Corresponding to the current status of debate, only a few morphometric studies of ET have been published. A cerebellar involvement is suggested by the clinical presentation, often associating the signs of kinetic tremor to an underlying ataxia [105], which are further confirmed by neuropathological data with loss of Purkinje cells [106]. Early VBM studies have demonstrated a very localized involvement of the cerebellum in patients with head tremor [107, 108].
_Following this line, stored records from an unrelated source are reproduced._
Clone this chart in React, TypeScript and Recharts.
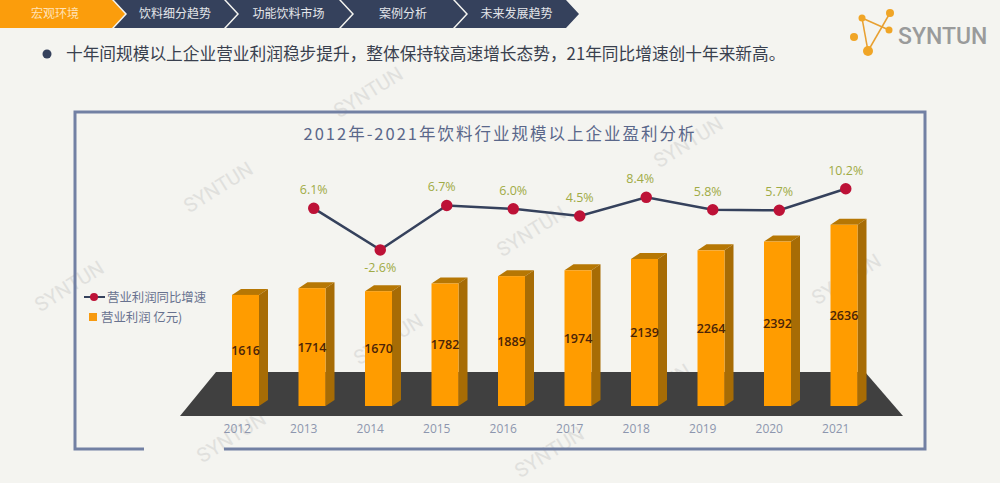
import { ComposedChart, Bar, Line, XAxis, YAxis, LabelList, Legend } from 'recharts';

const years = ['2012', '2013', '2014', '2015', '2016', '2017', '2018', '2019', '2020', '2021'];
const profit = [1616, 1714, 1670, 1782, 1889, 1974, 2139, 2264, 2392, 2636];
const growth = [null, 6.1, -2.6, 6.7, 6.0, 4.5, 8.4, 5.8, 5.7, 10.2];

const navItems = ['宏观环境', '饮料细分趋势', '功能饮料市场', '案例分析', '未来发展趋势'];
const navEdges = [0, 112, 224, 339, 453, 566];
const watermarks = [
  [222, 193], [73, 292], [372, 98], [535, 237], [692, 148],
  [850, 285], [392, 345], [235, 443], [553, 458], [660, 395],
];

const data = years.map((year, i) => ({ year, profit: profit[i], growth: growth[i] }));

const CJK = '"Noto Sans CJK SC", "Noto Sans", sans-serif';
const NAVY = '#35415c';
const FRAME = '#7280a3';
const TICK = '#8d96ae';
const BAR_SHIFT = -2;
// a few growth labels sit left of their point in the original
const LABEL_DX: Record<number, number> = { 3: -5, 6: -6, 7: -5 };

function Backdrop() {
  const chevron = (i: number) => {
    const a = navEdges[i] + (i ? 2 : 0);
    const b = navEdges[i + 1];
    const notch = i ? `${a + 13},14 ` : '';
    return `${a},0 ${b},0 ${b + 13},14 ${b},28 ${a},28 ${notch}`;
  };
  return (
    <svg width={1000} height={483} style={{ position: 'absolute', left: 0, top: 0 }}>
      <rect width={1000} height={483} fill="#f4f4f0" />
      {navItems.map((item, i) => (
        <g key={item}>
          <polygon points={chevron(i)} fill={i === 0 ? '#fb9d0c' : NAVY} />
          <text
            x={(navEdges[i] + navEdges[i + 1]) / 2 + (i ? 7 : -1)}
            y={18}
            textAnchor="middle"
            fontSize={12}
            fontFamily={CJK}
            fill={i === 0 ? '#ffe2b8' : '#e4e6ea'}
          >
            {item}
          </text>
        </g>
      ))}

      <circle cx={47} cy={54} r={4.5} fill={NAVY} />
      <text x={66} y={60} fontSize={16.7} fontFamily={CJK} fill="#39404e">
        十年间规模以上企业营业利润稳步提升，整体保持较高速增长态势，21年同比增速创十年来新高。
      </text>

      <g stroke="#e8a030" strokeWidth={1.5}>
        <line x1={862} y1={18} x2={889} y2={30} />
        <line x1={862} y1={18} x2={868} y2={51} />
        <line x1={868} y1={51} x2={890} y2={13} />
      </g>
      <g fill="#f0a526">
        <circle cx={862} cy={18} r={3.5} />
        <circle cx={890} cy={13} r={4} />
        <circle cx={889} cy={30} r={3.5} />
        <circle cx={854} cy={37} r={4} />
        <circle cx={868} cy={51} r={5} />
      </g>
      <text x={898} y={44} fontSize={23} fontWeight={500} fontFamily="Roboto, sans-serif" fill="#9a9b9b">
        SYNTUN
      </text>

      {watermarks.map(([x, y]) => (
        <text
          key={`${x}-${y}`}
          x={x}
          y={y}
          textAnchor="middle"
          fontSize={20}
          fontFamily="Roboto, sans-serif"
          fill="#e0e0dd"
          transform={`rotate(-32 ${x} ${y})`}
        >
          SYNTUN
        </text>
      ))}

      <path d="M144 449 H75 V112 H925 V449 H224" fill="none" stroke={FRAME} strokeWidth={3} />
      <text
        x={500}
        y={140}
        textAnchor="middle"
        fontSize={16.5}
        letterSpacing={2}
        fontFamily={CJK}
        fill="#5a678a"
      >
        2012年-2021年饮料行业规模以上企业盈利分析
      </text>

      <polygon points="180,416 216,372 865,372 903,416" fill="#404040" />
    </svg>
  );
}

// front face plus the top and right faces of the 3D column
function Column(props: any) {
  const { x, y, width, height } = props;
  const left = x + BAR_SHIFT;
  const right = left + width;
  const bottom = y + height;
  return (
    <g>
      <polygon points={`${left},${y} ${left + 9},${y - 6} ${right + 9},${y - 6} ${right},${y}`} fill="#b67704" />
      <polygon points={`${right},${y} ${right + 9},${y - 6} ${right + 9},${bottom - 6} ${right},${bottom}`} fill="#a76c05" />
      <rect x={left} y={y} width={width} height={height} fill="#ff9c00" />
    </g>
  );
}

function GrowthLabel(props: any) {
  const { x, y, value, index } = props;
  if (value == null) return null;
  const below = value < 0;
  return (
    <text
      x={x + (LABEL_DX[index] ?? 0)}
      y={below ? y + 22 : y - 14}
      textAnchor="middle"
      fontSize={12.5}
      fontFamily={'"Open Sans", sans-serif'}
      fill="#a0ab45"
    >
      {value.toFixed(1)}%
    </text>
  );
}

function YearTick(props: any) {
  const { x, y, payload } = props;
  return (
    <text x={x - 10} y={y + 19} textAnchor="middle" fontSize={12} fontFamily={'"Open Sans", sans-serif'} fill={TICK}>
      {payload.value}
    </text>
  );
}

function LegendBox() {
  return (
    <div style={{ fontFamily: CJK, fontSize: 12.4, color: '#68728f', lineHeight: '20px' }}>
      <div style={{ display: 'flex', alignItems: 'center', whiteSpace: 'nowrap' }}>
        <svg width={24} height={20} style={{ marginRight: 1 }}>
          <line x1={2} y1={10} x2={23} y2={10} stroke={NAVY} strokeWidth={2} />
          <circle cx={12} cy={10} r={4} fill="#bd1237" />
        </svg>
        营业利润同比增速
      </div>
      <div style={{ display: 'flex', alignItems: 'center', whiteSpace: 'nowrap' }}>
        <svg width={12} height={20} style={{ marginLeft: 7 }}>
          <rect x={0} y={6} width={8} height={8} fill="#f79a10" />
        </svg>
        营业利润 亿元)
      </div>
    </div>
  );
}

export default function App() {
  return (
    <div style={{ position: 'absolute', left: 0, top: 0, width: 1000, height: 483, overflow: 'hidden' }}>
      <Backdrop />
      <div style={{ position: 'absolute', left: 0, top: 0 }}>
        <ComposedChart
          width={1000}
          height={483}
          data={data}
          barCategoryGap={0}
          margin={{ left: 214, right: 121, top: 131, bottom: 47 }}
        >
          <XAxis dataKey="year" height={30} axisLine={false} tickLine={false} tick={<YearTick />} interval={0} />
          <YAxis yAxisId="profit" hide domain={[0, 4000]} />
          <YAxis yAxisId="growth" hide domain={[-35.3, 22.3]} />
          <Legend
            content={<LegendBox />}
            layout="vertical"
            align="center"
            verticalAlign="middle"
            wrapperStyle={{ left: 82, top: 287, width: 140, height: 40 }}
          />
          <Bar yAxisId="profit" dataKey="profit" barSize={27} shape={<Column />} isAnimationActive={false}>
            <LabelList
              dataKey="profit"
              position="center"
              dx={BAR_SHIFT}
              fontSize={12.5}
              fontWeight={600}
              fontFamily={'"Open Sans", sans-serif'}
              fill="#4a2408"
            />
          </Bar>
          <Line
            yAxisId="growth"
            dataKey="growth"
            stroke={NAVY}
            strokeWidth={2.5}
            dot={{ r: 4.5, fill: '#bd1237', stroke: '#bd1237' }}
            connectNulls={false}
            isAnimationActive={false}
          >
            <LabelList dataKey="growth" content={<GrowthLabel />} />
          </Line>
        </ComposedChart>
      </div>
    </div>
  );
}
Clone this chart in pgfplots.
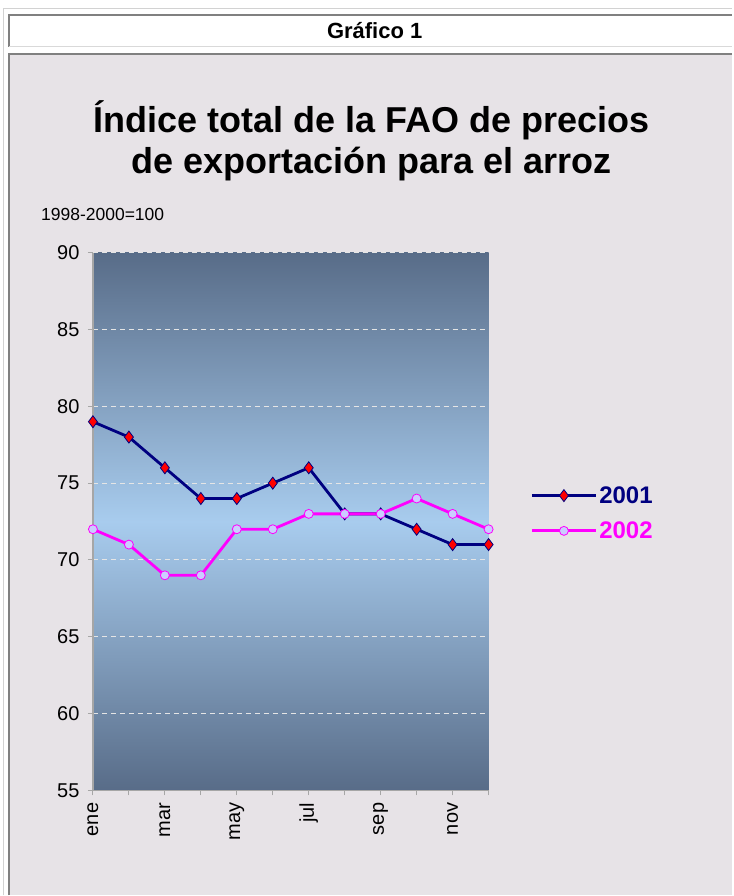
\documentclass[border=0pt]{standalone}
\usepackage{pgfplots}
\pgfplotsset{compat=1.18}
\usepackage{fontspec}
\setmainfont{Liberation Sans}
\definecolor{panel}{RGB}{231,227,231}
\definecolor{topc}{RGB}{88,108,136}
\definecolor{midc}{RGB}{168,204,238}
\definecolor{navyc}{RGB}{0,0,128}
\definecolor{magc}{RGB}{255,0,255}
\definecolor{lavc}{RGB}{204,204,255}
\begin{document}
\begin{tikzpicture}[x=1pt,y=1pt]
\fill[white] (0,0) rectangle (733,896);
\draw[gray!35, line width=1pt] (4,0) -- (4,887) -- (733,887);
\fill[white] (9,849) rectangle (733,881);
\draw[gray, line width=1.5pt] (9,849) -- (9,881) -- (733,881);
\draw[gray!30, line width=1pt] (9,849) -- (733,849);
\node[font=\bfseries\fontsize{22}{22}\selectfont] at (375,865) {Gráfico 1};
\fill[panel] (9,0) rectangle (733,842);
\draw[gray, line width=1.5pt] (9,0) -- (9,842) -- (733,842);
\node[font=\bfseries\fontsize{36}{41}\selectfont, align=center] at (372,755) {Índice total de la FAO de precios\\de exportación para el arroz};
\node[font=\fontsize{17.5}{17.5}\selectfont, anchor=west, inner sep=0pt] at (41,681) {1998-2000=100};
\begin{axis}[
  at={(93pt,105pt)}, anchor=south west, scale only axis,
  width=396pt, height=538pt,
  xmin=0, xmax=11, ymin=55, ymax=90,
  ytick={55,60,...,90},
  xtick={0,...,11},
  xticklabels={ene,,mar,,may,,jul,,sep,,nov,},
  axis x line*=bottom, axis y line*=left,
  axis line style={draw=gray!70, line width=1.2pt},
  tick style={draw=gray!70, line width=1pt},
  tick align=outside, major tick length=5pt,
  ymajorgrids,
  grid style={draw=white!80!gray, line width=1pt, dash pattern=on 5pt off 4pt},
  axis background/.style={shade, top color=topc, bottom color=topc, middle color=midc},
  /pgf/number format/assume math mode=true,
  yticklabel style={font=\fontsize{20}{20}\selectfont, xshift=-5pt},
  xticklabel style={font=\fontsize{20}{20}\selectfont, rotate=90, anchor=east, xshift=-4pt},
  clip=false,
  legend style={at={(1.098,0.573)}, anchor=north west, draw=none, fill=none,
    font=\bfseries\fontsize{24}{24}\selectfont, row sep=13pt,
    nodes={inner sep=2pt}},
  legend cell align=left,
  legend image code/.code={\draw[mark repeat=2,mark phase=2,#1] plot coordinates {(0pt,0pt) (32pt,0pt) (64pt,0pt)};},
]
\addplot[navyc, line width=2.8pt, mark=diamond*, mark size=6pt,
  mark options={fill=red, draw=navyc, line width=0.8pt}]
  coordinates {(0,79) (1,78) (2,76) (3,74) (4,74) (5,75) (6,76) (7,73) (8,73) (9,72) (10,71) (11,71)};
\addlegendentry{\textcolor{navyc}{2001}}
\addplot[magc, line width=2.8pt, mark=*, mark size=4.5pt,
  mark options={fill=lavc, draw=magc, line width=0.8pt}]
  coordinates {(0,72) (1,71) (2,69) (3,69) (4,72) (5,72) (6,73) (7,73) (8,73) (9,74) (10,73) (11,72)};
\addlegendentry{\textcolor{magc}{2002}}
\end{axis}
\end{tikzpicture}
\end{document}
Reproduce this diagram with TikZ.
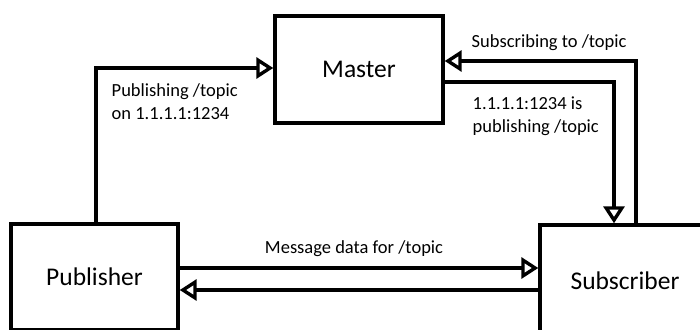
\documentclass[tikz,border=0pt]{standalone}
\usepackage{fontspec}
\setmainfont{Carlito}
\usetikzlibrary{arrows.meta}
\begin{document}
\begin{tikzpicture}[x=1pt,y=-1pt,line width=3.4pt,
  box/.style={draw,line width=3.4pt,inner sep=0pt,rectangle,font=\fontsize{25.5}{30}\selectfont},
  flow/.style={-{Triangle[open,length=17pt,width=21pt,line width=3.4pt,fill=white]},line join=miter},
  lbl/.style={font=\fontsize{18.5}{23}\selectfont,align=left,inner sep=0pt}]
\useasboundingbox (0,0) rectangle (700,329);
\clip (0,0) rectangle (700,329);
\node[box,minimum width=168pt,minimum height=107pt] (mas) at (359,69.5) {Master};
\node[box,minimum width=167pt,minimum height=106pt] (pub) at (94.5,277) {Publisher};
\node[box,minimum width=170pt,minimum height=112pt] (sub) at (625,281) {Subscriber};
\draw[flow] ([xshift=1.5pt]pub.north) |- ([yshift=1.5pt]mas.west);
\draw[flow] ([xshift=11pt]sub.north) |- ([yshift=8.5pt]mas.east);
\draw[flow] ([yshift=-12.5pt]mas.east) -| ([xshift=-11pt]sub.north);
\draw[flow] ([yshift=9pt]pub.east) -- ([yshift=9pt]pub.east -| sub.west);
\draw[flow] ([yshift=-13pt]pub.east -| sub.west) -- ([yshift=-13pt]pub.east);
\node[lbl,anchor=west] (l1) at (110,101.5) {Publishing /topic\\on 1.1.1.1:1234};
\node[lbl,anchor=west] (l2) at (470,43) {Subscribing to /topic};
\node[lbl,anchor=west] (l3) at (471,116.5) {1.1.1.1:1234 is\\publishing /topic};
\node[lbl] (l4) at (354,249) {Message data for /topic};
\end{tikzpicture}
\end{document}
The involvement of cerebellum has been further confirmed by diffusion-weighted studies showing MD increases and FA decreases in the inferior cerebellar peduncles [109]. The interhemismpheric asymmetry of the FA reductions was explained as an effect of handedness, responsible for a relatively higher myelination on the dominant side. This interpretation is hard to prove, and a subsequent study failed to reproduce the findings [110]. The analysis was extended to whole-brain analysis using tract-based spatial statistics (TBSS) that showed increase of MD in the right cerebral hemispheric WM, involving the internal capsule, external capsule, and frontoparietal lobar WM, bringing strong arguments for extracerebellar involvement [111].
Actually, a growing body of evidence suggests the presence of a more widespread white matter axonal damage in ET. From a clinical perspective, this is in line with the coexistence of mild cognitive impairment, olfactory dysfunction and personality changes, and gives further support to the idea of ET as a neurodegenerative disease [112]. More recent whole-brain VBM comparisons between ET and healthy controls demonstrated white matter changes in the midbrain, occipital lobes, and right frontal lobes in addition to the expected gray matter bilateral changes in the cerebellum [113, 114].
The exploration of brain structure in ET remains at the descriptive level with attempts for more thorough differentiation from other tremor entities. One of the challenges for the future research remains the whole brain assessment and tissue characterization of specific endophenotypes in genetically defined populations.
Gilles de la Tourette Syndrome (TS)
From a classical reductionist perspective, Gilles de la Tourette syndrome (TS) was considered a pediatric psychiatric disease further supported by the lack of evidence of associated brain abnormalities. Due to a high variability of clinical presentation and comorbidities as obsessive–compulsive disorder (OCD) and attention deficit-hyperactivity disorder (ADHD), structural imaging studies reported controversial anatomical findings. Nevertheless, most of structural changes corroborate the hypothesis of alterations in cortico-striato-thalamo-cortical circuits. Several network nodes involved in TS etiopathology were identified by studies using VBM, cortical thickness, and local diffusivity properties.